Instructor: Paul Levitt
In the political world, betrayal became so commonplace after World War I that people regarded it as their patriotic duty to spy on others and even expose members of their own family. But why did betrayal occur, and why was no one free from the taint of it? In the Soviet Union, for example, the number of betrayers (denouncers) was astronomical, far outstripping, for example, Nazi Germany, where an estimated one per ten thousand “squealed,” as compared to one per five hundred in the Soviet Union.
For the sake of accuracy, I should distinguish between public and private betrayal. The first can be divided into two parts: denouncing and informing. Denouncing usually happens spontaneously and almost always takes a written form: letters written by citizens on their own initiative and in a private capacity. Informing, which is often habitual, excludes reports written by regular police informers. It also excludes officials writing in the line of duty and denunciatory statements solicited from citizens and prisoners in the course of interrogation. Denouncing can be voluntary or involuntary, forced or unforced. During police interrogations, a person, if subjected to torture, is likely to denounce another. We tend to forgive forced denunciations, but are unforgiving about voluntary informing, such as took place before the U.S. House Committee on Un-American activities.

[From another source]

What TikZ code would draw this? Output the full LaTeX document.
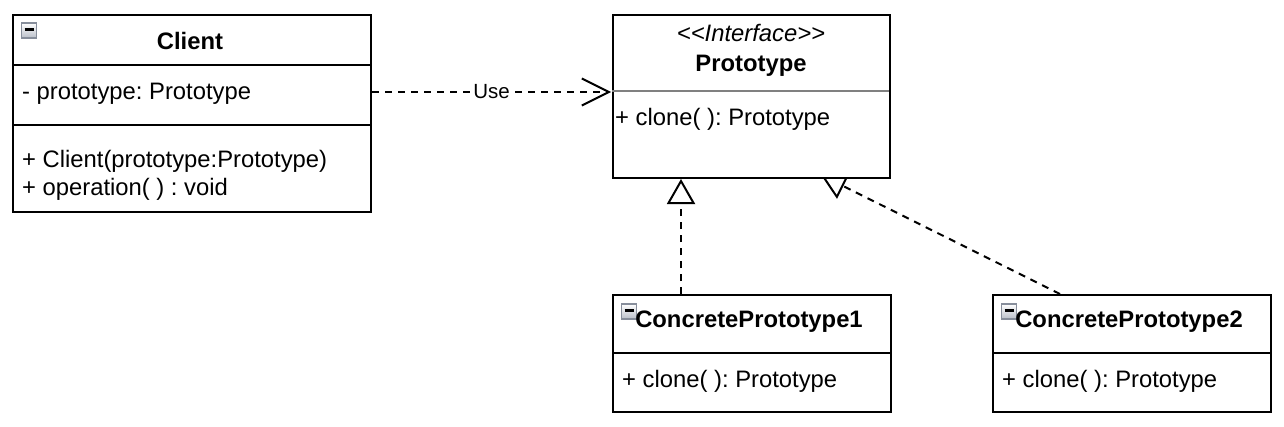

Private betrayal casts a large net. It can include the loss of love or loyalty, ingratitude, blindness to human needs, self-deception, self-aggrandizement, moral cowardice, and myriad family failures. I intend to explore this theme through poetry (to be announced and distributed), short stories (“The Lady with the Dog,” “Guests of the Nation,” “The Late Colonel’s Daughters,” and “Araby), plays (From Morn to Midnight and The Journey of the Fifth Horse), and novels (The Great Gatsby and The Denouncer, published July 2014).
The writing assignments will involve short papers of analysis and argument, a take-home midterm, and a take-home final.